In sermons, Episcopal leaders in Washington call for gun control

The leaders of the Episcopal Diocese of Washington will use their sermons this morning to call for stricter gun control legislation.

Both Bishop Mariann Budde, who is preaching at a confirmation service at St. Alban’s Episcopal Church, and the Very Rev. Gary Hall, who is preaching at Washington National Cathedral, where he is dean, are calling for a ban on the sale of assault weapons and ammunition for such weapons in addition to other legislation.


The Cafe will publish both sermons after they are preached.

In his sermon, Hall will say:

Everyone seems to live in terror of the gun lobby. But I believe the gun lobby is no match for the cross lobby. I don’t want to take away someone’s hunting rifle, but I can no longer justify a society that allows concealed handguns in schools and on the streets or that allows people other than military and police to buy assault weapons or that lets people get around existing gun laws by selling weapons to people without background checks at gun shows. As Christians, we are obligated to heal the wounded, protect the vulnerable, and stand for peace. The cross is the sign and the seal of that obligation. And we know both from faith and experience that the cross is mightier than the gun.
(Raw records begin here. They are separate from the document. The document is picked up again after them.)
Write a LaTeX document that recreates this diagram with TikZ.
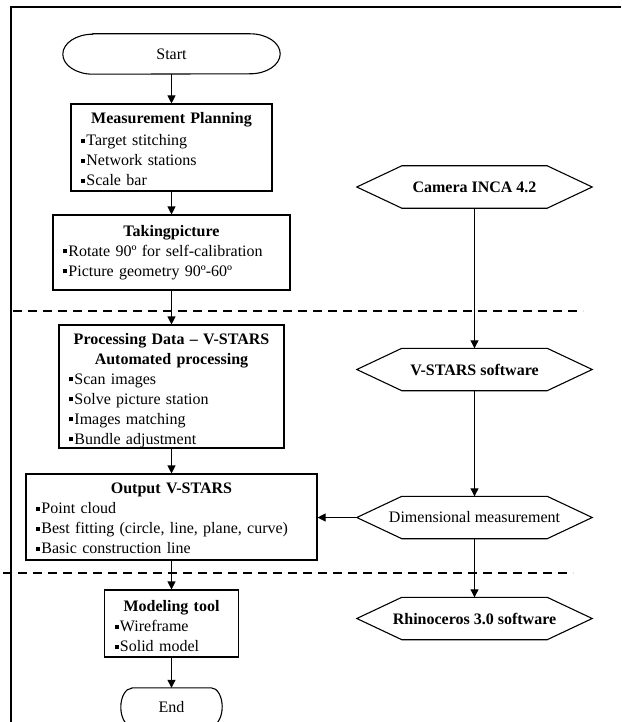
\documentclass[tikz,border=0pt]{standalone}
\usepackage{fontspec}
\setmainfont{Liberation Serif}
\usetikzlibrary{arrows.meta,calc}
\newcommand{\bul}{\rule[0.18em]{0.28em}{0.28em}\kern0.06em}
\newcommand{\topstrut}[1]{\rule{0pt}{#1}}
\begin{document}
\begin{tikzpicture}[x=1pt,y=-1pt,
  every node/.style={font=\fontsize{16}{20}\selectfont},
  box/.style={draw,line width=1.1pt,rectangle,inner xsep=10pt,inner ysep=0pt},
  hexn/.style={rectangle,inner sep=0pt,minimum width=235pt,minimum height=42pt},
  term/.style={rectangle,inner sep=0pt},
  arr/.style={line width=1.1pt,-{Triangle[length=8pt,width=8pt]}},
  lin/.style={line width=1.1pt},
  sep/.style={line width=1.1pt,dash pattern=on 9pt off 6pt},
  frame/.style={line width=1.8pt}
]
\useasboundingbox (0,0) rectangle (621,722);
\begin{scope}
\clip (0,0) rectangle (621,722);
% frame
\draw[frame] (11,722) -- (11,7) -- (621,7);
% separators
\draw[sep] (13,311) -- (583,311);
\draw[sep] (3,573) -- (573,573);

% left column
\node[term,minimum width=217pt,minimum height=40pt] (st) at (171.5,54) {Start};
\node[box,text width=181pt,minimum height=87pt] (meas) at (171.5,147.5)
 {{\centering\topstrut{15pt}\textbf{Measurement Planning}\par}\vspace{2pt}\raggedright
  \bul Target stitching\\\bul Network stations\\\bul Scale bar};
\node[box,text width=217pt,minimum height=75pt] (take) at (171.5,252.5)
 {{\centering\textbf{Takingpicture}\par}\raggedright
  \bul Rotate 90º for self-calibration\\\bul Picture geometry 90º-60º};
\node[box,text width=205pt,minimum height=123pt] (proc) at (171.5,386.5)
 {{\centering\topstrut{19pt}\textbf{Processing Data – V-STARS}\\\textbf{Automated processing}\par}\raggedright
  \bul Scan images\\\bul Solve picture station\\\bul Images matching\\\bul Bundle adjustment};
\node[box,text width=271pt,minimum height=86pt] (out) at (171.5,517)
 {{\centering\topstrut{14pt}\textbf{Output V-STARS}\par}\raggedright
  \bul Point cloud\\\bul Best fitting (circle, line, plane, curve)\\\bul Basic construction line};
\node[box,text width=114pt,minimum height=67pt] (model) at (171.5,623.5)
 {{\centering\topstrut{17pt}\textbf{Modeling tool}\par}\raggedright
  \bul Wireframe\\\bul Solid model};
\node[term,minimum width=101pt,minimum height=38pt] (end) at (171.5,707) {End};

% terminator outlines
\draw[lin] ([xshift=30pt]st.north west) -- ([xshift=-30pt]st.north east)
  arc[start angle=90,end angle=-90,x radius=30pt,y radius=20pt]
  -- ([xshift=30pt]st.south west)
  arc[start angle=270,end angle=90,x radius=30pt,y radius=20pt] -- cycle;
\draw[lin] ([xshift=11pt]end.north west) -- ([xshift=-11pt]end.north east)
  arc[start angle=90,end angle=-90,x radius=11pt,y radius=19pt]
  -- ([xshift=11pt]end.south west)
  arc[start angle=270,end angle=90,x radius=11pt,y radius=19pt] -- cycle;

% right column
\node[hexn] (cam) at (474.5,187) {\textbf{Camera INCA 4.2}};
\node[hexn] (vs) at (474.5,369.5) {\textbf{V-STARS software}};
\node[hexn] (dim) at (474.5,517.5) {Dimensional measurement};
\node[hexn] (rh) at (474.5,618.5) {\textbf{Rhinoceros 3.0 software}};
\foreach \n in {cam,vs,dim,rh}
  \draw[lin] (\n.west) -- ([xshift=45pt]\n.north west) -- ([xshift=-45pt]\n.north east)
    -- (\n.east) -- ([xshift=-45pt]\n.south east) -- ([xshift=45pt]\n.south west) -- cycle;

% connectors
\draw[arr] (st.south) -- (st.south |- meas.north);
\draw[arr] (meas.south) -- (meas.south |- take.north);
\draw[arr] (take.south) -- (take.south |- proc.north);
\draw[arr] (proc.south) -- (proc.south |- out.north);
\draw[arr] (out.south) -- (out.south |- model.north);
\draw[arr] (model.south) -- (model.south |- end.north);
\draw[arr] (cam.south) -- (vs.north);
\draw[arr] (vs.south) -- (dim.north);
\draw[arr] (dim.south) -- (rh.north);
\draw[arr] (dim.west) -- (dim.west -| out.east);
\end{scope}
\end{tikzpicture}
\end{document}
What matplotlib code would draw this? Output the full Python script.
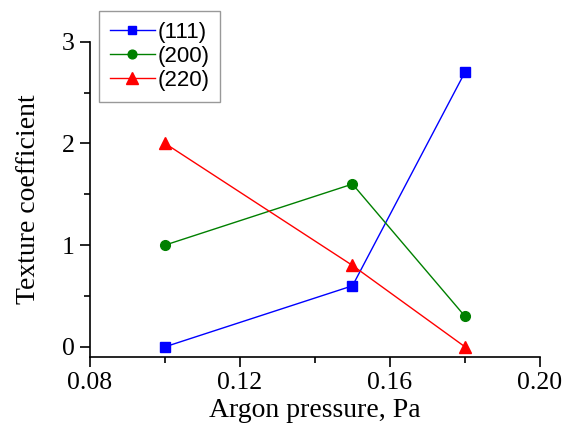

The gun lobby is no match for the cross lobby.

In her sermon, Bishop Budde will say:

Dean Hall and I have decided to dedicate ourselves to the work of passing national legislation to ban the sale of assault weapons and ammunition in this country and I invite you, as a congregation, to join us and others for whom something snapped inside on Friday, as we collectively all awoke from a very bad dream. While there are legitimate reasons to own a gun, there is no reason for civilians to own weapons whose only purpose is to kill large numbers of people. And while there is far more to be done to reduce violence in our nation, and to care for the mentally ill, if we don’t begin with the most obvious first steps, how will we ever progress to more difficult challenges?